MB&Ofelia pisze:Łatka. Ja ci miauknę co się robi z takowym opcym - czeba osyczeć, owarknąć i pacać łapcią aż uciekmnie wewte pędy! Książniczka Ofelja bojowa
MB&Ofelia pisze:Łatka. Ja ci miauknę co się robi z takowym opcym - czeba osyczeć, owarknąć i pacać łapcią aż uciekmnie wewte pędy! Książniczka Ofelja bojowa
Miau tak Ciociu mir.ka, bardzo poprosimy o cieplo Ofelko, tak zrobię następnym razem a na pewno to będzie niedługo bo w nocy inny bury szedł wzdłuż bloku blisko ogródka, miauczę Wam, tyle się teraz narobiło tych intruzów ze aż strach Łatulkapokolacyjkowa Placido śpiewa pięknie a ja wieczorem rozmawialam.z koleżanką z Poznania która l....uwielbia Toscę od razu pomyślałam o Joli
Pesteczko, ale jak obcy silniejszy, to przy takim ataku można oberwać Latusiu, niedobrze, ze tyle obcych się kręci, to pewnie wszystko niekastrowane kocurki. Może gdzieś w pobliżu jest chętna kotka?

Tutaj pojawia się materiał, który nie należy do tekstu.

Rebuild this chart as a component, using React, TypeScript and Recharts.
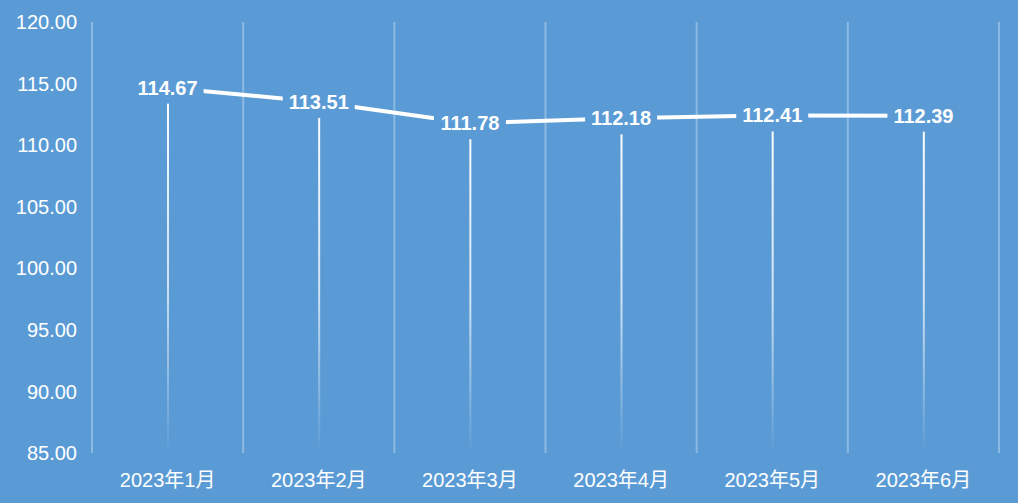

Aniu, ja co prawda lubię raczej Cavaradossiego niż Toscę, ale dobrze, że są i miłośnicy Toski
Jadlam wlasnie obiadokolacje. Freddy przyszedl i zaczal sie interesowac moim talerzem. Mysle sobie - i tak nic mu nie podpasuje. Odwrocilam sie na chwile a on w tym czasie juz jedna lapka w talerzu stanal
U mnie też wysyp kotów. W zimę ich nie widywałam. To nie ma końca, co rusz jakaś bida się trafia. Moje domowe też niespokojne przez to bo jasno i je widać.